A compiere questi atti, a tenere certi comportamenti, sono in genere piccole minoranze di stranieri che, però, col loro comportamento creano un enorme danno a tutta la comunità straniera. Questo avviene perché la gente, intesa come massa, non ha la capacità di distinguere e generalizza, e questo, purtroppo, per quanto ci paia negativo, è normale. Non parliamo propriamente di xenofobia ma di un meccanismo di autodifesa che la società applica in una sorta di automatismo. Quando avvengono questi atti, la società si sente minacciata e reagisce emarginando il potenziale pericolo. E a essere emarginati sono anche quelli che si comportano bene, pagando il fio per il comportamento di altri, stranieri come loro.

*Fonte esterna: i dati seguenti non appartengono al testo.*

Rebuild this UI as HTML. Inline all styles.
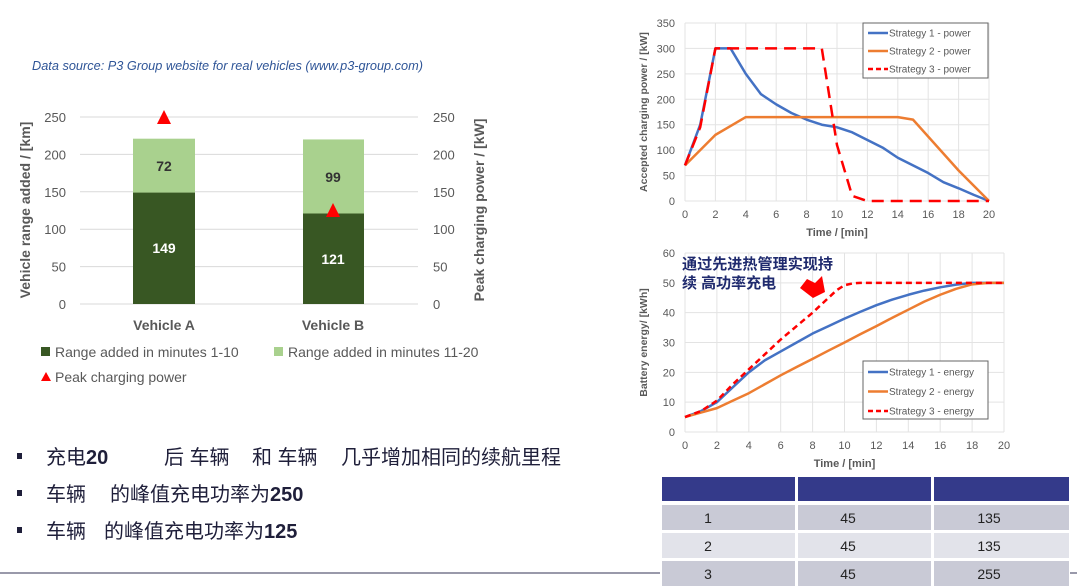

Ecco perché i primi a vigilare su queste cose e a essere inflessibili devono essere gli stessi membri delle comunità straniere, magrebine, cinesi, dell’est-Europa. Devono essere loro i primi a riconoscere il problema e a cercarne le soluzioni e non nascondere, coprire, giustificare. Solo emarginando chi assume comportamenti contrari all’integrazione questa potrà avvenire. Perché chi non vuole integrarsi, chi non rispetta le regole e il Paese in cui è venuto a cercare di costruire una vita, non merita e non può restare. E questo devono essere gli stranieri stessi a stabilirlo come principio fondamentale della convivenza.